Sunset frowned. "No."

oof, that is painfully awkward and just too Twilight

Sunset visibly struggled, but couldn't keep herself from looking down at the spilled rice. "You prissy little pony. But this will only stop me for a little while. As I count these grains of rice, I'm counting off the seconds until you die."

Twilight believed her.

aww, the contrast between Sunset's deadly seriousness and just how ineffective she is right now really does combine into the definition of being "pathetic"

Not long after midnight, Sunset said, "Thirty eight thousand, nine hundred and fifty-three."

oof, that must have taken literal hours!

Twilight watched a clock on the wall, as she ran through a quick mental calculation of her own. Yes, she was certain. She would live to see the dawn.

that really is a very convenient weakness that vamponies have!


a fun interpretation of Sunset Shimmer, which somehow makes her even less effective than her very ineffective canon movie version! though i guess if the other students and adults are not so up on their vampony lore knowledge, that would explain just how Sunset managed to keep herself fed at all. and certainly raises a lot of questions about just what's been going on at this school. thank you for writing!

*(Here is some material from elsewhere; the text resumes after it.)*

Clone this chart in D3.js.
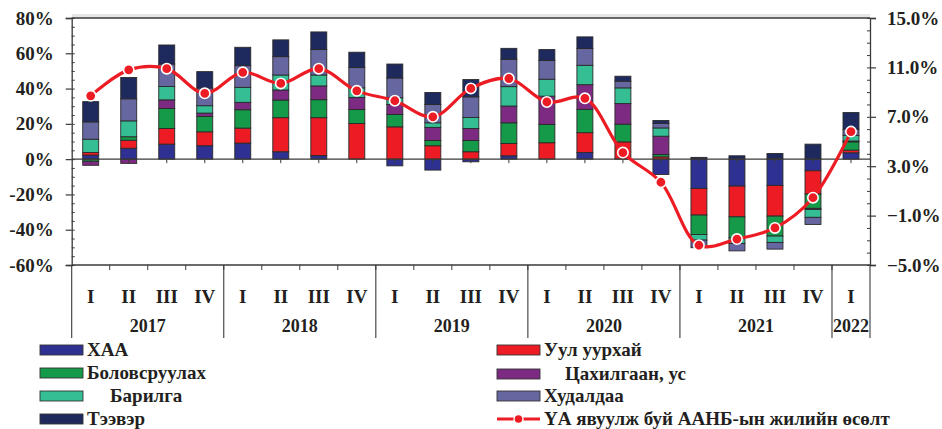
<!DOCTYPE html>
<html>
<head>
<meta charset="utf-8">
<script src="https://cdn.jsdelivr.net/npm/d3@7"></script>
<style>
  html, body { margin: 0; padding: 0; background: #fff; }
  svg { display: block; }
  text { font-family: "Liberation Serif", "Times New Roman", serif; font-weight: bold; fill: #231f20; }
</style>
</head>
<body>
<svg id="chart" width="942" height="429"></svg>
<script>
// ---------------- DATA ----------------
const quarters = ["I","II","III","IV","I","II","III","IV","I","II","III","IV","I","II","III","IV","I","II","III","IV","I"];
const years = ["2017","2018","2019","2020","2021","2022"];
const yearCounts = [4,4,4,4,4,1];

const seriesNames = ["ХАА","Уул уурхай","Боловсруулах","Цахилгаан, ус","Барилга","Худалдаа","Тээвэр"];
const haa        = [2.3, 6.2, 8.5, 7.6, 9.1, 4.2, 2.0, 0.0, -3.8, -6.2, -1.5, 1.9, 0.0, 3.8, 0.0, -8.7, -16.6, -15.3, -14.9, -6.6, 3.6];
const mining     = [1.5, 4.5, 8.9, 7.9, 8.5, 19.3, 21.5, 20.2, 18.3, 7.6, 4.2, 7.0, 9.3, 11.2, 9.8, 1.3, -15.1, -17.4, -17.4, -13.2, 1.5];
const manuf      = [-1.2, 2.0, 11.3, 8.7, 10.4, 10.0, 10.2, 7.9, 7.0, 3.0, 6.4, 11.7, 10.4, 13.2, 10.0, 1.3, -11.0, -11.9, -11.3, -8.1, 4.7];
const electric   = [-2.3, -2.4, 4.9, 1.9, 4.2, 5.7, 7.8, 6.8, 5.7, 7.4, 6.8, 9.5, 16.0, 14.0, 11.7, 10.4, 0.0, 0.0, 0.0, -0.6, 0.5];
const construct  = [7.5, 9.0, 7.6, 4.2, 8.5, 8.5, 6.2, 5.5, 3.8, 2.6, 6.2, 11.0, 9.6, 11.0, 8.9, 4.7, -3.2, -3.2, -3.6, -4.5, 3.2];
const trade      = [9.8, 12.5, 12.7, 10.0, 12.3, 10.4, 14.4, 11.5, 11.2, 10.4, 11.7, 15.5, 10.6, 9.5, 3.8, 2.5, -4.3, -4.2, -3.8, -4.0, 3.4];
const transport  = [11.5, 12.1, 10.8, 9.3, 10.4, 9.5, 10.0, 8.7, 7.9, 6.8, 9.8, 6.2, 6.2, 6.6, 2.8, 1.7, 1.0, 1.9, 3.2, 8.5, 9.5];
const growth     = [8.7, 10.8, 10.9, 8.9, 10.6, 9.7, 10.9, 9.1, 8.3, 7.0, 9.3, 10.1, 8.2, 8.5, 4.1, 1.7, -3.4, -2.9, -2.0, 0.45, 5.8];
const lineName = "ҮА явуулж буй ААНБ-ын жилийн өсөлт";

const leftTicks = [-60, -40, -20, 0, 20, 40, 60, 80];
const rightTicks = [-5, -1, 3, 7, 11, 15];

const colors = ["#2e3192", "#ed1c24", "#149a48", "#7d2a82", "#35bd93", "#6667a1", "#1e2a5e"];
const lineColor = "#ed1c24";

// ---------------- LAYOUT ----------------
const svg = d3.select("#chart");
const L = 71.7, R = 870, T = 18, B = 265;

const idx = d3.range(quarters.length);
const x = d3.scaleBand().domain(idx).range([L, R]).paddingInner(0.58).paddingOuter(0.29);
const step = x.step();
const yL = d3.scaleLinear().domain([-60, 80]).range([B, T]);
const yR = d3.scaleLinear().domain([-5, 15]).range([B, T]);

const seriesArrays = [haa, mining, manuf, electric, construct, trade, transport];
const rows = idx.map(i => {
  const o = { i };
  seriesNames.forEach((n, k) => o[n] = seriesArrays[k][i]);
  return o;
});
const stacked = d3.stack().keys(seriesNames).offset(d3.stackOffsetDiverging)(rows);

// faint shadow under top border
svg.append("rect").attr("x", L).attr("y", T - 4).attr("width", R - L).attr("height", 4)
  .attr("fill", "#e6e6e6");

// bars
const gBars = svg.append("g");
stacked.forEach((s, k) => {
  gBars.selectAll(null).data(s).join("rect")
    .attr("x", d => x(d.data.i))
    .attr("width", x.bandwidth())
    .attr("y", d => yL(Math.max(d[0], d[1])))
    .attr("height", d => Math.abs(yL(d[0]) - yL(d[1])))
    .attr("fill", colors[k])
    .attr("stroke", "#2a2a2a")
    .attr("stroke-width", 0.9);
});

// zero line with ticks at category centers
svg.append("line").attr("x1", L).attr("x2", R).attr("y1", yL(0)).attr("y2", yL(0))
  .attr("stroke", "#3a3a3a").attr("stroke-width", 1.3);
svg.append("g").selectAll(null).data(idx).join("line")
  .attr("x1", i => x(i) + x.bandwidth() / 2).attr("x2", i => x(i) + x.bandwidth() / 2)
  .attr("y1", yL(0)).attr("y2", yL(0) + 4)
  .attr("stroke", "#3a3a3a").attr("stroke-width", 1);

// top border
svg.append("line").attr("x1", L).attr("x2", R).attr("y1", T).attr("y2", T).attr("stroke", "#3a3a3a").attr("stroke-width", 1.3);

// left axis (major ticks outside + labels)
const axL = svg.append("g").attr("transform", `translate(${L},0)`)
  .call(d3.axisLeft(yL).tickValues(leftTicks).tickSize(6).tickPadding(12).tickFormat(d => d + "%"));
axL.select(".domain").attr("stroke", "#3a3a3a").attr("stroke-width", 1.3);
axL.selectAll(".tick line").attr("stroke", "#3a3a3a").attr("stroke-width", 1.2);
axL.selectAll("text").attr("font-size", 19).attr("font-family", "Liberation Serif").attr("font-weight", "bold").attr("fill", "#231f20");
// minor inner ticks
svg.append("g").attr("transform", `translate(${L},0)`)
  .call(d3.axisRight(yL).tickValues(d3.range(-60, 81, 5)).tickSize(3).tickFormat(""))
  .call(g => g.select(".domain").remove())
  .selectAll("line").attr("stroke", "#3a3a3a");

// right axis
const axR = svg.append("g").attr("transform", `translate(${R},0)`)
  .call(d3.axisRight(yR).tickValues(rightTicks).tickSize(6).tickPadding(11).tickFormat(d3.format(".1f")));
axR.selectAll("text").text(d => d3.format(".1f")(d) + "%")
  .attr("font-size", 19).attr("font-family", "Liberation Serif").attr("font-weight", "bold").attr("fill", "#231f20");
axR.select(".domain").attr("stroke", "#3a3a3a").attr("stroke-width", 1.3);
axR.selectAll(".tick line").attr("stroke", "#3a3a3a").attr("stroke-width", 1.2);
svg.append("g").attr("transform", `translate(${R},0)`)
  .call(d3.axisLeft(yR).tickValues(d3.range(-5, 16, 1)).tickSize(3).tickFormat(""))
  .call(g => g.select(".domain").remove())
  .selectAll("line").attr("stroke", "#3a3a3a");

// bottom category axis
svg.append("line").attr("x1", L).attr("x2", R).attr("y1", B).attr("y2", B).attr("stroke", "#3a3a3a").attr("stroke-width", 1.3);
svg.append("g").selectAll(null).data(d3.range(1, quarters.length)).join("line")
  .attr("x1", i => x(i) - (step - x.bandwidth()) / 2).attr("x2", i => x(i) - (step - x.bandwidth()) / 2)
  .attr("y1", B).attr("y2", B + 5).attr("stroke", "#3a3a3a");
// year separators
const cum = [0]; yearCounts.forEach(c => cum.push(cum[cum.length - 1] + c));
const sepX = k => k >= quarters.length ? R : x(k) - (step - x.bandwidth()) / 2;
svg.append("g").selectAll(null).data(cum).join("line")
  .attr("x1", k => sepX(k)).attr("x2", k => sepX(k))
  .attr("y1", B).attr("y2", 338).attr("stroke", "#3a3a3a").attr("stroke-width", 1.1);
// quarter labels
svg.append("g").selectAll(null).data(idx).join("text")
  .attr("x", i => x(i) + x.bandwidth() / 2).attr("y", 303)
  .attr("text-anchor", "middle").attr("font-size", 19).text(i => quarters[i]);
// year labels
svg.append("g").selectAll(null).data(years).join("text")
  .attr("x", (d, k) => (sepX(cum[k]) + sepX(cum[k + 1])) / 2).attr("y", 332)
  .attr("text-anchor", "middle").attr("font-size", 18).text(d => d);

// growth line
const line = d3.line().x((d, i) => x(i) + x.bandwidth() / 2).y(d => yR(d)).curve(d3.curveCatmullRom.alpha(0.5));
svg.append("path").datum(growth).attr("d", line).attr("fill", "none")
  .attr("stroke", lineColor).attr("stroke-width", 3.2);
svg.append("g").selectAll(null).data(growth).join("circle")
  .attr("cx", (d, i) => x(i) + x.bandwidth() / 2).attr("cy", d => yR(d)).attr("r", 5.2)
  .attr("fill", lineColor).attr("stroke", "#fff").attr("stroke-width", 1.6);

// legend
const legendItems = [
  { name: seriesNames[0], color: colors[0], x: 40, tx: 87, y: 350 },
  { name: seriesNames[2], color: colors[2], x: 40, tx: 87, y: 373 },
  { name: seriesNames[4], color: colors[4], x: 40, tx: 110, y: 396 },
  { name: seriesNames[6], color: colors[6], x: 40, tx: 87, y: 419 },
  { name: seriesNames[1], color: colors[1], x: 497, tx: 544, y: 350 },
  { name: seriesNames[3], color: colors[3], x: 497, tx: 565, y: 374 },
  { name: seriesNames[5], color: colors[5], x: 497, tx: 544, y: 396 }
];
const gl = svg.append("g");
legendItems.forEach(it => {
  gl.append("rect").attr("x", it.x).attr("y", it.y - 5).attr("width", 43).attr("height", 10)
    .attr("fill", it.color).attr("stroke", "#333").attr("stroke-width", 0.9);
  gl.append("text").attr("x", it.tx).attr("y", it.y + 6).attr("font-size", 19).text(it.name);
});
gl.append("line").attr("x1", 497).attr("x2", 540).attr("y1", 419).attr("y2", 419)
  .attr("stroke", lineColor).attr("stroke-width", 3.2);
gl.append("circle").attr("cx", 518.5).attr("cy", 419).attr("r", 4.5)
  .attr("fill", lineColor).attr("stroke", "#fff").attr("stroke-width", 1.4);
gl.append("text").attr("x", 544).attr("y", 425).attr("font-size", 19).text(lineName);
</script>
</body>
</html>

People think about the little things before they... well... :fluttershyouch:

Twilight wondered, why does that feel important somehow?

The beginning and middle of this story felt so macabre but once the "vampires are fascinated in counting"... The Count from Sesame Street sends his regards... there's a tone shift? I don't know what I'm on about- this was a great story!

"Don't you see how much happier you would be, if you embraced the ways of friendship?" Twilight said cheerfully as she turned around. When she saw an eerie red glow in Sunset's eyes, Twilight's mouth went dry, and her throat seemed to constrict.

Uh oh! :twilightoops:

"Um...misguided? I mean, lonely and sad?"

That's pretty much how I put Sunset in following her abandoning her studies in Equestria.

Sunset growled, "Guess the REAL reason I asked you to meet me here this afternoon." She locked the room's one door.

Annnnd she's screwed! :raritydespair:

Sunset Shimmer screamed wordlessly for a moment, until her new task pulled her eyes irresistibly towards the floor. "One. Two. Three..."

You lose Sunset! :twilightsmile:

I always love when horror protagonists find creative but logical ways to survive any given situation. Spilling a little bit of rice at a time and always asking the new total definitely counts. Good work.